━━━ Data shown ━━━

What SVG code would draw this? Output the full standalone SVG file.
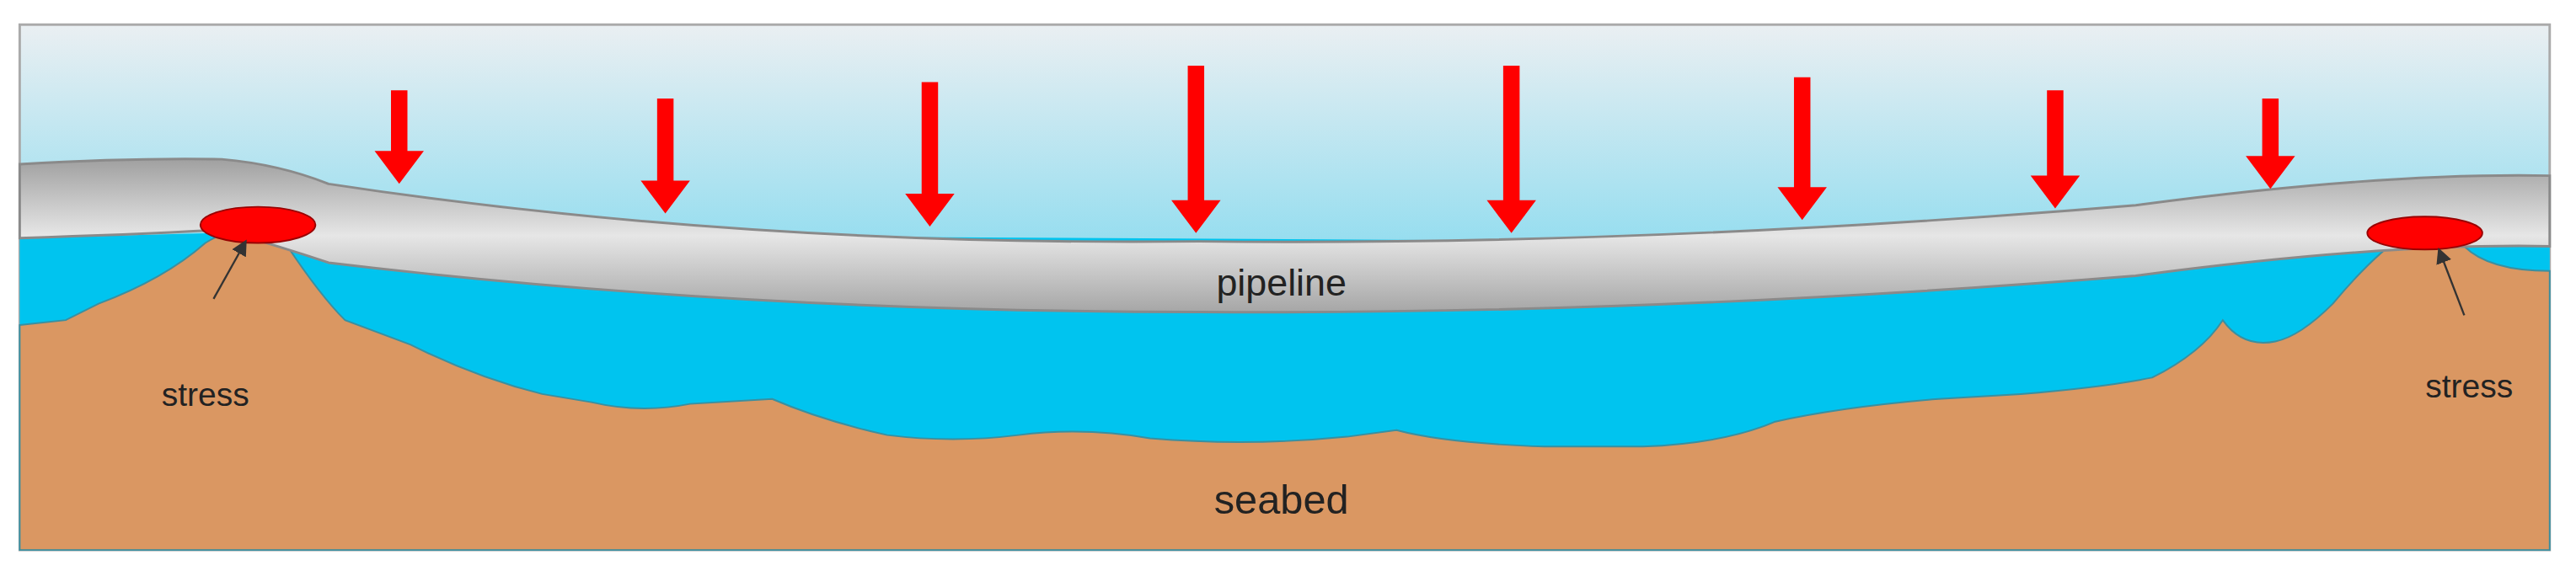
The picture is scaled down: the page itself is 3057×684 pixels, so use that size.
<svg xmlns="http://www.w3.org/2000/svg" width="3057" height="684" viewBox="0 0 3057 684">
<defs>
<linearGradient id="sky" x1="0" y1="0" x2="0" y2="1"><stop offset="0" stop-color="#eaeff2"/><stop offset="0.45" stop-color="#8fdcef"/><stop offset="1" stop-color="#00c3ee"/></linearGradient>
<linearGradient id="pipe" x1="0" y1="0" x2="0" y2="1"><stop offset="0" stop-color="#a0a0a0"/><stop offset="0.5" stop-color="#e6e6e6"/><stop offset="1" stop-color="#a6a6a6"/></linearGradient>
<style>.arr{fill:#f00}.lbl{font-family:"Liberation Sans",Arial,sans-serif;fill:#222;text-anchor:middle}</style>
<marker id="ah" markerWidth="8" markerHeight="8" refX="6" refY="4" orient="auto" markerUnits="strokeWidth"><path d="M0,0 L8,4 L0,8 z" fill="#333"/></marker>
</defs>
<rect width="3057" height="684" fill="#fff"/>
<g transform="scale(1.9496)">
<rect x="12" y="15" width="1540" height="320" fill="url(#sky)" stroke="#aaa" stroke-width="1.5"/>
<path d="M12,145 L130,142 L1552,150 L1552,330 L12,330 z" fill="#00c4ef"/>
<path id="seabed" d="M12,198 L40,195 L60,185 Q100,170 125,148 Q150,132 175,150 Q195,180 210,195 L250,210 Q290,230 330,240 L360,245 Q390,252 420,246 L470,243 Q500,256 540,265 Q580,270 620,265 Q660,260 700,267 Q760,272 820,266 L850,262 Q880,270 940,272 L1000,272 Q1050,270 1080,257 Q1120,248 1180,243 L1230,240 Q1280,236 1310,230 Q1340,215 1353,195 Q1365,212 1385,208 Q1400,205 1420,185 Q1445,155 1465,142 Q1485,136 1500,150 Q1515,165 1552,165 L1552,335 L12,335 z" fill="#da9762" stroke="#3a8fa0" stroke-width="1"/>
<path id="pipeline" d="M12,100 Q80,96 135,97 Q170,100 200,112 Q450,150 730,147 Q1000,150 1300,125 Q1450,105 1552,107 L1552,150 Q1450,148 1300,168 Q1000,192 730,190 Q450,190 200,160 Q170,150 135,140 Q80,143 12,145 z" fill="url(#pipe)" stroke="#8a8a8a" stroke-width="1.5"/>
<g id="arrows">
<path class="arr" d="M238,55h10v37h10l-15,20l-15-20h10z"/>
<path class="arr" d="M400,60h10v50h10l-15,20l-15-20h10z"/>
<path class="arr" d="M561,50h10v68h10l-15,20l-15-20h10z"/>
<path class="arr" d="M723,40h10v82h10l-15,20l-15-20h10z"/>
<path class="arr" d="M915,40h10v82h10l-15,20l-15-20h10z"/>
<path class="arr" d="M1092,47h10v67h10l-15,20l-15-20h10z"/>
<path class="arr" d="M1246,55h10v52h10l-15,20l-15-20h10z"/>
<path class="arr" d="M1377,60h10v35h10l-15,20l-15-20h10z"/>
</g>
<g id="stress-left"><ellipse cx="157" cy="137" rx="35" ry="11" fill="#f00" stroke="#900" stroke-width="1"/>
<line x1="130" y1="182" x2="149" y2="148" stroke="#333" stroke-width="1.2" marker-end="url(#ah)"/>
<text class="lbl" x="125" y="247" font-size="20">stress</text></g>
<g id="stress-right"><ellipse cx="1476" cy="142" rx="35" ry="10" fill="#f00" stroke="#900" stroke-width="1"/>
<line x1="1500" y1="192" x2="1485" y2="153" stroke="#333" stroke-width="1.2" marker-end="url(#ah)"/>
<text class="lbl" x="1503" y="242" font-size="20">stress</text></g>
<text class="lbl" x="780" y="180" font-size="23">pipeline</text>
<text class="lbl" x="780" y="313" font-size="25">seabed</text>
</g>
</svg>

━━━

§ **Task to complete**
Output a faithful copy of the data, with each picture left out.

§ **Exercise solution**
What SVG code would draw this? Output the full standalone SVG file.
The picture is scaled down: the page itself is 3057×684 pixels, so use that size.
<svg xmlns="http://www.w3.org/2000/svg" width="3057" height="684" viewBox="0 0 3057 684">
<defs>
<linearGradient id="sky" x1="0" y1="0" x2="0" y2="1"><stop offset="0" stop-color="#eaeff2"/><stop offset="0.45" stop-color="#8fdcef"/><stop offset="1" stop-color="#00c3ee"/></linearGradient>
<linearGradient id="pipe" x1="0" y1="0" x2="0" y2="1"><stop offset="0" stop-color="#a0a0a0"/><stop offset="0.5" stop-color="#e6e6e6"/><stop offset="1" stop-color="#a6a6a6"/></linearGradient>
<style>.arr{fill:#f00}.lbl{font-family:"Liberation Sans",Arial,sans-serif;fill:#222;text-anchor:middle}</style>
<marker id="ah" markerWidth="8" markerHeight="8" refX="6" refY="4" orient="auto" markerUnits="strokeWidth"><path d="M0,0 L8,4 L0,8 z" fill="#333"/></marker>
</defs>
<rect width="3057" height="684" fill="#fff"/>
<g transform="scale(1.9496)">
<rect x="12" y="15" width="1540" height="320" fill="url(#sky)" stroke="#aaa" stroke-width="1.5"/>
<path d="M12,145 L130,142 L1552,150 L1552,330 L12,330 z" fill="#00c4ef"/>
<path id="seabed" d="M12,198 L40,195 L60,185 Q100,170 125,148 Q150,132 175,150 Q195,180 210,195 L250,210 Q290,230 330,240 L360,245 Q390,252 420,246 L470,243 Q500,256 540,265 Q580,270 620,265 Q660,260 700,267 Q760,272 820,266 L850,262 Q880,270 940,272 L1000,272 Q1050,270 1080,257 Q1120,248 1180,243 L1230,240 Q1280,236 1310,230 Q1340,215 1353,195 Q1365,212 1385,208 Q1400,205 1420,185 Q1445,155 1465,142 Q1485,136 1500,150 Q1515,165 1552,165 L1552,335 L12,335 z" fill="#da9762" stroke="#3a8fa0" stroke-width="1"/>
<path id="pipeline" d="M12,100 Q80,96 135,97 Q170,100 200,112 Q450,150 730,147 Q1000,150 1300,125 Q1450,105 1552,107 L1552,150 Q1450,148 1300,168 Q1000,192 730,190 Q450,190 200,160 Q170,150 135,140 Q80,143 12,145 z" fill="url(#pipe)" stroke="#8a8a8a" stroke-width="1.5"/>
<g id="arrows">
<path class="arr" d="M238,55h10v37h10l-15,20l-15-20h10z"/>
<path class="arr" d="M400,60h10v50h10l-15,20l-15-20h10z"/>
<path class="arr" d="M561,50h10v68h10l-15,20l-15-20h10z"/>
<path class="arr" d="M723,40h10v82h10l-15,20l-15-20h10z"/>
<path class="arr" d="M915,40h10v82h10l-15,20l-15-20h10z"/>
<path class="arr" d="M1092,47h10v67h10l-15,20l-15-20h10z"/>
<path class="arr" d="M1246,55h10v52h10l-15,20l-15-20h10z"/>
<path class="arr" d="M1377,60h10v35h10l-15,20l-15-20h10z"/>
</g>
<g id="stress-left"><ellipse cx="157" cy="137" rx="35" ry="11" fill="#f00" stroke="#900" stroke-width="1"/>
<line x1="130" y1="182" x2="149" y2="148" stroke="#333" stroke-width="1.2" marker-end="url(#ah)"/>
<text class="lbl" x="125" y="247" font-size="20">stress</text></g>
<g id="stress-right"><ellipse cx="1476" cy="142" rx="35" ry="10" fill="#f00" stroke="#900" stroke-width="1"/>
<line x1="1500" y1="192" x2="1485" y2="153" stroke="#333" stroke-width="1.2" marker-end="url(#ah)"/>
<text class="lbl" x="1503" y="242" font-size="20">stress</text></g>
<text class="lbl" x="780" y="180" font-size="23">pipeline</text>
<text class="lbl" x="780" y="313" font-size="25">seabed</text>
</g>
</svg>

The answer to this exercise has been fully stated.